** START OF DATA EXCERPT **

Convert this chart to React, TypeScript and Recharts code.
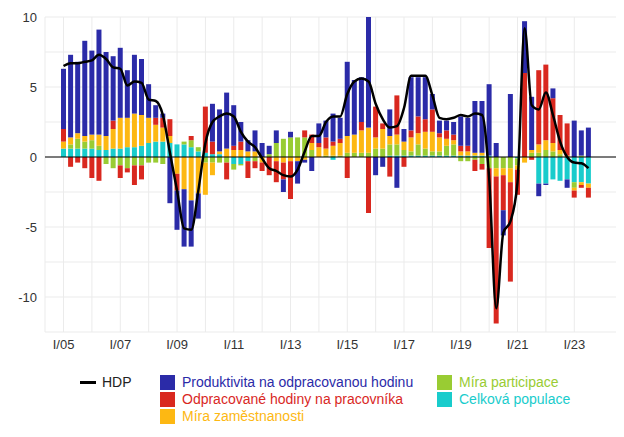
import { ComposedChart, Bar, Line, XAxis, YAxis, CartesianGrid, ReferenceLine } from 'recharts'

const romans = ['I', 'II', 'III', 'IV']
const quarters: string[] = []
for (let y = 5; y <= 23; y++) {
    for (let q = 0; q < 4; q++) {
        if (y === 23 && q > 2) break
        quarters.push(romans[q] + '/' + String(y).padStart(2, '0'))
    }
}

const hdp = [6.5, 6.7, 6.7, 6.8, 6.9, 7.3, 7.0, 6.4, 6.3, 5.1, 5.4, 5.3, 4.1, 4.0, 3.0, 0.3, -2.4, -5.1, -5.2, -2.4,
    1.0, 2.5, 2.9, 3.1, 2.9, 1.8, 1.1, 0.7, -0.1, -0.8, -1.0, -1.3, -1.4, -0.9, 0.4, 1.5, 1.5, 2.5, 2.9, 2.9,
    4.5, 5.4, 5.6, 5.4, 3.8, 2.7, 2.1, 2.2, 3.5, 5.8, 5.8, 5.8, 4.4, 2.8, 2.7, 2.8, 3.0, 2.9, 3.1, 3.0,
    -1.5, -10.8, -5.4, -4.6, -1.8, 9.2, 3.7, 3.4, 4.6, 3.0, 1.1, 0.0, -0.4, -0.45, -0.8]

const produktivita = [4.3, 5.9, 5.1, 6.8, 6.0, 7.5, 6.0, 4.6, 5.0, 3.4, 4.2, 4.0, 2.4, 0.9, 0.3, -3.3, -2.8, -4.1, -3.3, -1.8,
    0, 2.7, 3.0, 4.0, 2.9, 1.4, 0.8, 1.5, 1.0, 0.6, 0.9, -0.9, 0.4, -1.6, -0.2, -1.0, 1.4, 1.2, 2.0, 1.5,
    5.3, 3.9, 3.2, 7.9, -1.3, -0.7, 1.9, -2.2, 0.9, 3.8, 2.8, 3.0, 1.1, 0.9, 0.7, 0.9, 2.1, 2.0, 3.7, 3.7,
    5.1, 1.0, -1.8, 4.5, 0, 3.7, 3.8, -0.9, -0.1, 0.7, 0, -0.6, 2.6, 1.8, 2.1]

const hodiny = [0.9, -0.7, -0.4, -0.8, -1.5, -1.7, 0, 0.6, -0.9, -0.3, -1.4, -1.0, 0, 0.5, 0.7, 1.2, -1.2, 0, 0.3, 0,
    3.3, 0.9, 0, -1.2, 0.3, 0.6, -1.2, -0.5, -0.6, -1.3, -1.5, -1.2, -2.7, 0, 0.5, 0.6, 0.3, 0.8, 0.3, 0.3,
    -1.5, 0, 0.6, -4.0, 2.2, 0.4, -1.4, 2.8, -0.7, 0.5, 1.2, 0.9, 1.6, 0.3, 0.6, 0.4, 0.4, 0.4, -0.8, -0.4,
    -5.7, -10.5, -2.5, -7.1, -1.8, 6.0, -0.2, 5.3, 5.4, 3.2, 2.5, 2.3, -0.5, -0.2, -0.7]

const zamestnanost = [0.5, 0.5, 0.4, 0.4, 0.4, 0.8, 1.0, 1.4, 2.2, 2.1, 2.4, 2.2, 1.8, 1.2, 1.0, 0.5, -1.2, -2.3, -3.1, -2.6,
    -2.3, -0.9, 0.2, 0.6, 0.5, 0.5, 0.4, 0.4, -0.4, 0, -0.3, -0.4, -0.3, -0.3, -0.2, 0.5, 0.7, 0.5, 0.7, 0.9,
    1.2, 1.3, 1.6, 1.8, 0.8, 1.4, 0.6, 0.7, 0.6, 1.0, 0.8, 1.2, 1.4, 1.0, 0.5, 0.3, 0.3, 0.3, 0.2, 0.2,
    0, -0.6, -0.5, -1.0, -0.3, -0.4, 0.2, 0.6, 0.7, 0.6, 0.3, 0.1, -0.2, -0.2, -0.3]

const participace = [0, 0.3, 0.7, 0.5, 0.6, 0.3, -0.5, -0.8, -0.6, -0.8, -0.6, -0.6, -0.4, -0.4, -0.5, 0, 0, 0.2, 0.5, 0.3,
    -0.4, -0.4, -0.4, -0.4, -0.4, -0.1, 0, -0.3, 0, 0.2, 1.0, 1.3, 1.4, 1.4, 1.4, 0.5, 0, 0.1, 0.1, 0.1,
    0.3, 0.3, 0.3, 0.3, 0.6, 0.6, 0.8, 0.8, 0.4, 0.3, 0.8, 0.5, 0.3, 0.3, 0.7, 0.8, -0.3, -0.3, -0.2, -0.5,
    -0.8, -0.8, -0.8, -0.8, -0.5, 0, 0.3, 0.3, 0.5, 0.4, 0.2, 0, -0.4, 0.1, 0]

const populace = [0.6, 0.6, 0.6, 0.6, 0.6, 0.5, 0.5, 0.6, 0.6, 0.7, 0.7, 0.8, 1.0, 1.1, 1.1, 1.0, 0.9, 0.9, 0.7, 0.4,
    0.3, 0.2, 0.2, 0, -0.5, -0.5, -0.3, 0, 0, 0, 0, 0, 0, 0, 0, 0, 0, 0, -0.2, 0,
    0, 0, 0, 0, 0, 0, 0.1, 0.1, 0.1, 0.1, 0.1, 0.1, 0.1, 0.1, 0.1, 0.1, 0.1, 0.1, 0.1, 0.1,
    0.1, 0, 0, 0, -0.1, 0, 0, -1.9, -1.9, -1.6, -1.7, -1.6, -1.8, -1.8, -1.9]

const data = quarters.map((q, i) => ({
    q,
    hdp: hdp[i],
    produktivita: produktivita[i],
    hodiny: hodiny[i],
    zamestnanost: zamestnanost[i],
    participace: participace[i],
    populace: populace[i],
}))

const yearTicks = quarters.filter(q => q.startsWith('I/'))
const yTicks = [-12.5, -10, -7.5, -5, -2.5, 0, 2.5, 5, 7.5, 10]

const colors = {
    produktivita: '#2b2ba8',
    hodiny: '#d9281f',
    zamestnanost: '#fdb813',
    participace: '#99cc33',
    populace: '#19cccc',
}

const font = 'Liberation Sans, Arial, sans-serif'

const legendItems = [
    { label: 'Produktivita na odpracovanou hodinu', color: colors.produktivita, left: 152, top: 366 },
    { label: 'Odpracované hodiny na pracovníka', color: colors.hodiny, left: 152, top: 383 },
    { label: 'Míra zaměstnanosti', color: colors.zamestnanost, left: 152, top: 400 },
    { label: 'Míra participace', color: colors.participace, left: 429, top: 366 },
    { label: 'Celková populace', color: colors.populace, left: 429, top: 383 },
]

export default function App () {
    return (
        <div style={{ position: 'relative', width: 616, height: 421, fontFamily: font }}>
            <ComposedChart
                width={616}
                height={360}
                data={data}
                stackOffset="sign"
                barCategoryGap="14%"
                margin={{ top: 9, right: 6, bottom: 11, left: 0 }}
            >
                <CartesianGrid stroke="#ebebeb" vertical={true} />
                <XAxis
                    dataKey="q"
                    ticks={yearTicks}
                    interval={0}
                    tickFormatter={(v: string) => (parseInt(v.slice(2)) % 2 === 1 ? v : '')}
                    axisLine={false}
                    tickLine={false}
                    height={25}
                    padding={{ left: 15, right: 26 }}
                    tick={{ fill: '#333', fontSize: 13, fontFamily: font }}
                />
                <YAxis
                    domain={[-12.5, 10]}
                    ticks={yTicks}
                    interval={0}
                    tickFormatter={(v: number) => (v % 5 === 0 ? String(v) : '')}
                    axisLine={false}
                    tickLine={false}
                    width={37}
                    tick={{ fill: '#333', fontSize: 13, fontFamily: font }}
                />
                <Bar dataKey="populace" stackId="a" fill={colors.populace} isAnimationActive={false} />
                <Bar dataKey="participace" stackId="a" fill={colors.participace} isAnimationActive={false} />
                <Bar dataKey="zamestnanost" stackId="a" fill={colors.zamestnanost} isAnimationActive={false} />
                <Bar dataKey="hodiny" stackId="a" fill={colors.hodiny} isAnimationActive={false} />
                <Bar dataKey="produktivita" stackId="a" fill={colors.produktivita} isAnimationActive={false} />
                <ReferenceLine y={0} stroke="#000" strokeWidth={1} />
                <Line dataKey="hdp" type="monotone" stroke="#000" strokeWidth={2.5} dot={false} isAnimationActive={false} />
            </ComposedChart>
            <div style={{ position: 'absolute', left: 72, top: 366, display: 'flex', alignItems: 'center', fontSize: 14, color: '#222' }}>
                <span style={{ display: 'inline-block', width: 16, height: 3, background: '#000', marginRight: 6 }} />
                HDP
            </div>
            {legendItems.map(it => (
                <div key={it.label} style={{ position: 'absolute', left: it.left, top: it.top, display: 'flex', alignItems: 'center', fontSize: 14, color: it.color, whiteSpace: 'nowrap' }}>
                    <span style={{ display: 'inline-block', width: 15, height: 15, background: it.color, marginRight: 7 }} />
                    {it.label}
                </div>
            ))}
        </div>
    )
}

** END OF DATA EXCERPT **

## CHALLENGE
Take the lines from the start of the material to the line with "-0.2, -0.2, -0.3]", both included, and transcribe them exactly without the pictures.

## REPLY
Convert this chart to React, TypeScript and Recharts code.
import { ComposedChart, Bar, Line, XAxis, YAxis, CartesianGrid, ReferenceLine } from 'recharts'

const romans = ['I', 'II', 'III', 'IV']
const quarters: string[] = []
for (let y = 5; y <= 23; y++) {
    for (let q = 0; q < 4; q++) {
        if (y === 23 && q > 2) break
        quarters.push(romans[q] + '/' + String(y).padStart(2, '0'))
    }
}

const hdp = [6.5, 6.7, 6.7, 6.8, 6.9, 7.3, 7.0, 6.4, 6.3, 5.1, 5.4, 5.3, 4.1, 4.0, 3.0, 0.3, -2.4, -5.1, -5.2, -2.4,
    1.0, 2.5, 2.9, 3.1, 2.9, 1.8, 1.1, 0.7, -0.1, -0.8, -1.0, -1.3, -1.4, -0.9, 0.4, 1.5, 1.5, 2.5, 2.9, 2.9,
    4.5, 5.4, 5.6, 5.4, 3.8, 2.7, 2.1, 2.2, 3.5, 5.8, 5.8, 5.8, 4.4, 2.8, 2.7, 2.8, 3.0, 2.9, 3.1, 3.0,
    -1.5, -10.8, -5.4, -4.6, -1.8, 9.2, 3.7, 3.4, 4.6, 3.0, 1.1, 0.0, -0.4, -0.45, -0.8]

const produktivita = [4.3, 5.9, 5.1, 6.8, 6.0, 7.5, 6.0, 4.6, 5.0, 3.4, 4.2, 4.0, 2.4, 0.9, 0.3, -3.3, -2.8, -4.1, -3.3, -1.8,
    0, 2.7, 3.0, 4.0, 2.9, 1.4, 0.8, 1.5, 1.0, 0.6, 0.9, -0.9, 0.4, -1.6, -0.2, -1.0, 1.4, 1.2, 2.0, 1.5,
    5.3, 3.9, 3.2, 7.9, -1.3, -0.7, 1.9, -2.2, 0.9, 3.8, 2.8, 3.0, 1.1, 0.9, 0.7, 0.9, 2.1, 2.0, 3.7, 3.7,
    5.1, 1.0, -1.8, 4.5, 0, 3.7, 3.8, -0.9, -0.1, 0.7, 0, -0.6, 2.6, 1.8, 2.1]

const hodiny = [0.9, -0.7, -0.4, -0.8, -1.5, -1.7, 0, 0.6, -0.9, -0.3, -1.4, -1.0, 0, 0.5, 0.7, 1.2, -1.2, 0, 0.3, 0,
    3.3, 0.9, 0, -1.2, 0.3, 0.6, -1.2, -0.5, -0.6, -1.3, -1.5, -1.2, -2.7, 0, 0.5, 0.6, 0.3, 0.8, 0.3, 0.3,
    -1.5, 0, 0.6, -4.0, 2.2, 0.4, -1.4, 2.8, -0.7, 0.5, 1.2, 0.9, 1.6, 0.3, 0.6, 0.4, 0.4, 0.4, -0.8, -0.4,
    -5.7, -10.5, -2.5, -7.1, -1.8, 6.0, -0.2, 5.3, 5.4, 3.2, 2.5, 2.3, -0.5, -0.2, -0.7]

const zamestnanost = [0.5, 0.5, 0.4, 0.4, 0.4, 0.8, 1.0, 1.4, 2.2, 2.1, 2.4, 2.2, 1.8, 1.2, 1.0, 0.5, -1.2, -2.3, -3.1, -2.6,
    -2.3, -0.9, 0.2, 0.6, 0.5, 0.5, 0.4, 0.4, -0.4, 0, -0.3, -0.4, -0.3, -0.3, -0.2, 0.5, 0.7, 0.5, 0.7, 0.9,
    1.2, 1.3, 1.6, 1.8, 0.8, 1.4, 0.6, 0.7, 0.6, 1.0, 0.8, 1.2, 1.4, 1.0, 0.5, 0.3, 0.3, 0.3, 0.2, 0.2,
    0, -0.6, -0.5, -1.0, -0.3, -0.4, 0.2, 0.6, 0.7, 0.6, 0.3, 0.1, -0.2, -0.2, -0.3]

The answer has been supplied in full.